City and County Unite to Solve Homelessness | City of Santa Fe

City and County Unite to Solve Homelessness

29 Sep, 2022

SANTA FE, September 29, 2022 – Last night the City of Santa Fe Governing Body unanimously approved a joint resolution with Santa Fe County to collaborate to address homelessness by securing and stabilizing housing and social services for our most vulnerable residents. The County has passed a similar resolution.

 

The vision is for public and private partners to collaborate with community providers and advocacy groups to ensure that Santa Fe is a place where homelessness is rare, brief, and non-recurring, and that access to safe, affordable, and sustainable housing is a reality for all community members.

 

Mayor Alan Webber says: “The City and County are committed to working together to end chronic homelessness.
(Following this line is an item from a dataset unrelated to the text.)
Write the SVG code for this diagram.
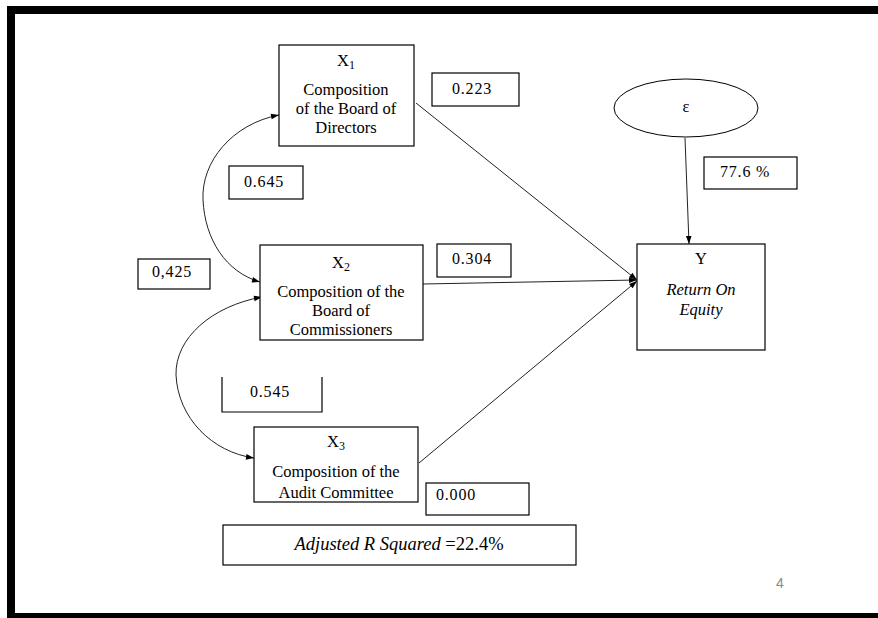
<svg xmlns="http://www.w3.org/2000/svg" width="878" height="618" viewBox="0 0 878 618">
<style>
.box{fill:#fff;stroke:#000;stroke-width:1.2}
.t{font-family:"Liberation Serif","Times New Roman",serif;font-size:16.5px;fill:#000;text-anchor:middle}
.n{font-family:"Liberation Serif","Times New Roman",serif;font-size:16px;fill:#000;letter-spacing:0.8px}
.i{font-style:italic}
.ln{fill:none;stroke:#222;stroke-width:1}
</style>
<defs>
<marker id="ah" viewBox="0 0 10 10" refX="10" refY="5" markerWidth="9" markerHeight="8" markerUnits="userSpaceOnUse" orient="auto-start-reverse">
<path d="M0,1.5 L10,5 L0,8.5 Z" fill="#000"/>
</marker>
<clipPath id="cx3"><rect x="254" y="427" width="164" height="73"/></clipPath>
</defs>
<rect x="0" y="0" width="878" height="618" fill="#fff"/>
<g id="frame">
<rect x="7" y="6" width="871" height="8" fill="#000"/>
<rect x="7" y="6" width="8" height="612" fill="#000"/>
<rect x="7" y="613" width="871" height="5" fill="#000"/>
</g>
<g id="connectors">
<path class="ln" d="M416,103 L637,280" marker-end="url(#ah)"/>
<path class="ln" d="M423,284 L637,280" stroke-width="1.5" marker-end="url(#ah)"/>
<path class="ln" d="M419,463 L637,281" marker-end="url(#ah)"/>
<path class="ln" d="M685,138 L689,244" marker-end="url(#ah)"/>
<path class="ln" d="M279,115 C232,124 201,162 203,200 C205,240 226,272 260,282" marker-start="url(#ah)" marker-end="url(#ah)"/>
<path class="ln" d="M262,297 C212,306 175,338 176,375 C178,418 212,452 254,458" marker-start="url(#ah)" marker-end="url(#ah)"/>
</g>
<g id="x1">
<rect class="box" x="279" y="45" width="135" height="101"/>
<text class="t" x="346" y="66">X<tspan font-size="12" dy="3">1</tspan></text>
<text class="t" x="346" y="95">Composition</text>
<text class="t" x="346" y="114">of the Board of</text>
<text class="t" x="346" y="133">Directors</text>
</g>
<g id="x2">
<rect class="box" x="260" y="245" width="163" height="95"/>
<text class="t" x="341" y="268">X<tspan font-size="12" dy="3">2</tspan></text>
<text class="t" x="341" y="297">Composition of the</text>
<text class="t" x="341" y="316">Board of</text>
<text class="t" x="341" y="335">Commissioners</text>
</g>
<g id="x3">
<rect class="box" x="254" y="427" width="164" height="75"/>
<text class="t" x="336" y="447">X<tspan font-size="12" dy="3">3</tspan></text>
<text class="t" x="336" y="477">Composition of the</text>
<text class="t" x="336" y="498" clip-path="url(#cx3)">Audit Committee</text>
</g>
<g id="y">
<rect class="box" x="637" y="244" width="128" height="106"/>
<text class="t" x="701" y="264">Y</text>
<text class="t i" x="701" y="295">Return On</text>
<text class="t i" x="701" y="315">Equity</text>
</g>
<g id="epsilon">
<ellipse cx="686" cy="108" rx="72" ry="29" fill="#fff" stroke="#000" stroke-width="1"/>
<text class="t" x="686" y="112">ε</text>
</g>
<g id="l0223"><rect class="box" x="432" y="73" width="87" height="33"/><text class="n" x="452" y="94">0.223</text></g>
<g id="l0776"><rect class="box" x="704" y="157" width="93" height="32"/><text class="n" x="720" y="177">77.6 %</text></g>
<g id="l0645"><rect class="box" x="229" y="166" width="74" height="33"/><text class="n" x="244" y="187">0.645</text></g>
<g id="l0425"><rect class="box" x="138" y="259" width="72" height="30"/><text class="n" x="152" y="277">0,425</text></g>
<g id="l0304"><rect class="box" x="437" y="244" width="74" height="33"/><text class="n" x="452" y="264">0.304</text></g>
<g id="l0545"><path d="M222,377 V412 H322 V377" fill="none" stroke="#000" stroke-width="1.2"/><text class="n" x="250" y="397">0.545</text></g>
<g id="l0000"><rect class="box" x="426" y="483" width="103" height="32"/><text class="n" x="436" y="500">0.000</text></g>
<g id="adjr"><rect class="box" x="223" y="525" width="353" height="40"/><text class="t" x="399" y="550" style="font-size:18.5px"><tspan class="i">Adjusted R Squared</tspan> =22.4%</text></g>
<text x="776" y="588" font-family="Liberation Sans, Arial, sans-serif" font-size="14" fill="#888">4</text>
</svg>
This resolution sets the agenda for our work moving forward: We’ll develop a by-name list of the people in Santa Fe who need to be housed and we’ll commit the resources to getting them the shelter and support services they need.”

 

The resolution embraces the principles of the national Built for Zero movement, in which communities assist each other in developing and following evidence-based strategies for reducing and ending homelessness. The City joined Built for Zero in 2019 and the County and foundation partners (Anchorum St. Vincent Foundation, Thornburg Foundation, McCune Charitable Foundation, Frost Foundation, and Santa Fe Community Foundation) have embraced it in what has come to be known as the S3 (Safe, Stable, and Supportive) Santa Fe Housing Initiative.

 

The resolution commits the City and County to continued partnership and coordination on six key efforts:

 

PRESERVATION AND PREVENTION: Increase resources and develop strategies to prevent homelessness; increase financial supports, such as the City and County Affordable Housing Trust Funds; and support local regulation and land use policy changes that increase housing stability.

 

EMERGENCY SHELTER: Create and further develop collective community agreements specific to emergency shelter provision, including expanding options for safe and legal outdoor sleeping spaces and non-congregate shelter, and improving shelter access to housing and supportive service resources.

 

BUILDINGS/HOUSING UNITS: Quantify the need for additional affordable units, and through new construction, conversion, subsidization, and redevelopment, increase the local affordable housing stock inventory with a goal of adding at least 100-200 units per year.

 

VOUCHERS: Increase funding for housing vouchers and ensure they can be flexibly utilized in ways that promote equity and housing choice.

 

SUPPORTIVE SERVICES: Ensure that all interested individuals and families participating in housing programs have high-quality crisis intervention, behavioral healthcare, and other supportive services to maintain safe housing.

 

SYSTEM INFRASTRUCTURE: Continue development of the community-wide homeless response system and clarify the roles, functions, and authority of each partner.

 

In order to make progress in these areas, future funding and policy decisions will be required. At this time, the resolution simply commits to the joint goals and has no fiscal impact.